Data segment →
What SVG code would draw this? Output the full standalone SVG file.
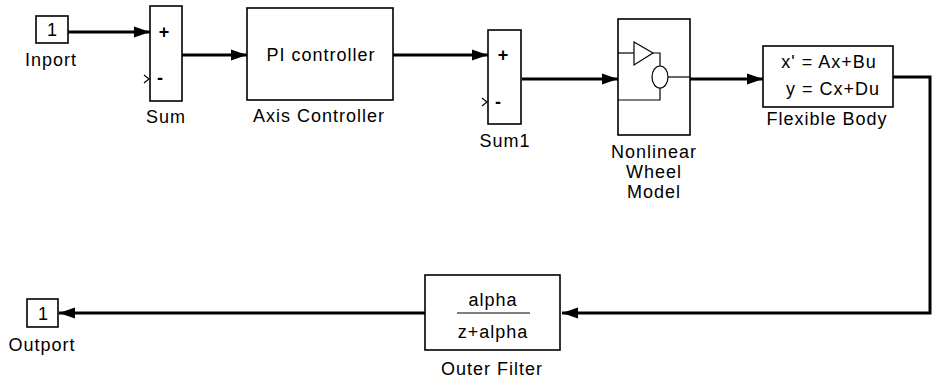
<svg xmlns="http://www.w3.org/2000/svg" width="933" height="379" viewBox="0 0 933 379">
<style>
.blk{fill:#fff;stroke:#000;stroke-width:1.6}
.ico{fill:none;stroke:#000;stroke-width:1.2}
.lbl{font-family:"Liberation Sans",Arial,sans-serif;font-size:18px;letter-spacing:1px;fill:#000;text-anchor:middle}
.sgn{font-family:"Liberation Sans",Arial,sans-serif;font-size:18px;fill:#000;text-anchor:middle}
.wire{fill:none;stroke:#000;stroke-width:3}
</style>
<defs>
<marker id="arr" markerUnits="userSpaceOnUse" markerWidth="16" markerHeight="12" refX="16" refY="6" orient="auto">
<path d="M0,0.5 L16,6 L0,11.5 z" fill="#000"/>
</marker>
</defs>
<g id="connectors">
<line class="wire" x1="68" y1="32" x2="150" y2="32" marker-end="url(#arr)"/>
<line class="wire" x1="182" y1="55" x2="247" y2="55" marker-end="url(#arr)"/>
<line class="wire" x1="393" y1="55" x2="488" y2="55" marker-end="url(#arr)"/>
<line class="wire" x1="522" y1="79" x2="618" y2="79" marker-end="url(#arr)"/>
<line class="wire" x1="690" y1="79" x2="763" y2="79" marker-end="url(#arr)"/>
<polyline class="wire" points="893,77 930,77 930,313 562,313" marker-end="url(#arr)"/>
<line class="wire" x1="425" y1="313" x2="59" y2="313" marker-end="url(#arr)"/>
</g>
<g id="inport">
<rect class="blk" x="36" y="16" width="32" height="27"/>
<text class="sgn" x="52" y="36">1</text>
<text class="lbl" x="51" y="66">Inport</text>
</g>
<g id="sum">
<rect class="blk" x="150" y="6" width="32" height="95"/>
<text class="sgn" x="164" y="38" font-weight="bold">+</text>
<text class="sgn" x="160" y="84" font-weight="bold">-</text>
<polyline class="ico" points="144,75 149,79 144,83"/>
<text class="lbl" x="166" y="123">Sum</text>
</g>
<g id="axis-controller">
<rect class="blk" x="247" y="8" width="146" height="92"/>
<text class="lbl" x="321" y="61">PI controller</text>
<text class="lbl" x="319" y="122">Axis Controller</text>
</g>
<g id="sum1">
<rect class="blk" x="488" y="30" width="33" height="94"/>
<text class="sgn" x="503" y="61" font-weight="bold">+</text>
<text class="sgn" x="498" y="108" font-weight="bold">-</text>
<polyline class="ico" points="482,98 487,102 482,106"/>
<text class="lbl" x="505" y="147">Sum1</text>
</g>
<g id="nonlinear-wheel-model">
<rect class="blk" x="618" y="19" width="72" height="116"/>
<polyline class="ico" points="618,53 634,53"/>
<polygon class="ico" points="634,42 653,53 634,65"/>
<polyline class="ico" points="653,53 660,53 660,66"/>
<ellipse class="ico" cx="660" cy="77" rx="8" ry="11"/>
<polyline class="ico" points="668,77 690,77"/>
<polyline class="ico" points="660,88 660,100 618,100"/>
<text class="lbl" x="654" y="158">Nonlinear</text>
<text class="lbl" x="654" y="178">Wheel</text>
<text class="lbl" x="654" y="198">Model</text>
</g>
<g id="flexible-body">
<rect class="blk" x="763" y="46" width="130" height="61"/>
<text class="lbl" x="829" y="68">x' = Ax+Bu</text>
<text class="lbl" x="833" y="95">y = Cx+Du</text>
<text class="lbl" x="827" y="125">Flexible Body</text>
</g>
<g id="outer-filter">
<rect class="blk" x="425" y="275" width="135" height="75"/>
<text class="lbl" x="493" y="306">alpha</text>
<line class="ico" x1="457" y1="313" x2="530" y2="313"/>
<text class="lbl" x="493" y="338">z+alpha</text>
<text class="lbl" x="492" y="375">Outer Filter</text>
</g>
<g id="outport">
<rect class="blk" x="27" y="299" width="31" height="28"/>
<text class="sgn" x="43" y="320">1</text>
<text class="lbl" x="42" y="351">Outport</text>
</g>
</svg>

Written request →
Using the data above, write out every line exactly, leaving the images behind.

Solution to this task →
What SVG code would draw this? Output the full standalone SVG file.
<svg xmlns="http://www.w3.org/2000/svg" width="933" height="379" viewBox="0 0 933 379">
<style>
.blk{fill:#fff;stroke:#000;stroke-width:1.6}
.ico{fill:none;stroke:#000;stroke-width:1.2}
.lbl{font-family:"Liberation Sans",Arial,sans-serif;font-size:18px;letter-spacing:1px;fill:#000;text-anchor:middle}
.sgn{font-family:"Liberation Sans",Arial,sans-serif;font-size:18px;fill:#000;text-anchor:middle}
.wire{fill:none;stroke:#000;stroke-width:3}
</style>
<defs>
<marker id="arr" markerUnits="userSpaceOnUse" markerWidth="16" markerHeight="12" refX="16" refY="6" orient="auto">
<path d="M0,0.5 L16,6 L0,11.5 z" fill="#000"/>
</marker>
</defs>
<g id="connectors">
<line class="wire" x1="68" y1="32" x2="150" y2="32" marker-end="url(#arr)"/>
<line class="wire" x1="182" y1="55" x2="247" y2="55" marker-end="url(#arr)"/>
<line class="wire" x1="393" y1="55" x2="488" y2="55" marker-end="url(#arr)"/>
<line class="wire" x1="522" y1="79" x2="618" y2="79" marker-end="url(#arr)"/>
<line class="wire" x1="690" y1="79" x2="763" y2="79" marker-end="url(#arr)"/>
<polyline class="wire" points="893,77 930,77 930,313 562,313" marker-end="url(#arr)"/>
<line class="wire" x1="425" y1="313" x2="59" y2="313" marker-end="url(#arr)"/>
</g>
<g id="inport">
<rect class="blk" x="36" y="16" width="32" height="27"/>
<text class="sgn" x="52" y="36">1</text>
<text class="lbl" x="51" y="66">Inport</text>
</g>
<g id="sum">
<rect class="blk" x="150" y="6" width="32" height="95"/>
<text class="sgn" x="164" y="38" font-weight="bold">+</text>
<text class="sgn" x="160" y="84" font-weight="bold">-</text>
<polyline class="ico" points="144,75 149,79 144,83"/>
<text class="lbl" x="166" y="123">Sum</text>
</g>
<g id="axis-controller">
<rect class="blk" x="247" y="8" width="146" height="92"/>
<text class="lbl" x="321" y="61">PI controller</text>
<text class="lbl" x="319" y="122">Axis Controller</text>
</g>
<g id="sum1">
<rect class="blk" x="488" y="30" width="33" height="94"/>
<text class="sgn" x="503" y="61" font-weight="bold">+</text>
<text class="sgn" x="498" y="108" font-weight="bold">-</text>
<polyline class="ico" points="482,98 487,102 482,106"/>
<text class="lbl" x="505" y="147">Sum1</text>
</g>
<g id="nonlinear-wheel-model">
<rect class="blk" x="618" y="19" width="72" height="116"/>
<polyline class="ico" points="618,53 634,53"/>
<polygon class="ico" points="634,42 653,53 634,65"/>
<polyline class="ico" points="653,53 660,53 660,66"/>
<ellipse class="ico" cx="660" cy="77" rx="8" ry="11"/>
<polyline class="ico" points="668,77 690,77"/>
<polyline class="ico" points="660,88 660,100 618,100"/>
<text class="lbl" x="654" y="158">Nonlinear</text>
<text class="lbl" x="654" y="178">Wheel</text>
<text class="lbl" x="654" y="198">Model</text>
</g>
<g id="flexible-body">
<rect class="blk" x="763" y="46" width="130" height="61"/>
<text class="lbl" x="829" y="68">x' = Ax+Bu</text>
<text class="lbl" x="833" y="95">y = Cx+Du</text>
<text class="lbl" x="827" y="125">Flexible Body</text>
</g>
<g id="outer-filter">
<rect class="blk" x="425" y="275" width="135" height="75"/>
<text class="lbl" x="493" y="306">alpha</text>
<line class="ico" x1="457" y1="313" x2="530" y2="313"/>
<text class="lbl" x="493" y="338">z+alpha</text>
<text class="lbl" x="492" y="375">Outer Filter</text>
</g>
<g id="outport">
<rect class="blk" x="27" y="299" width="31" height="28"/>
<text class="sgn" x="43" y="320">1</text>
<text class="lbl" x="42" y="351">Outport</text>
</g>
</svg>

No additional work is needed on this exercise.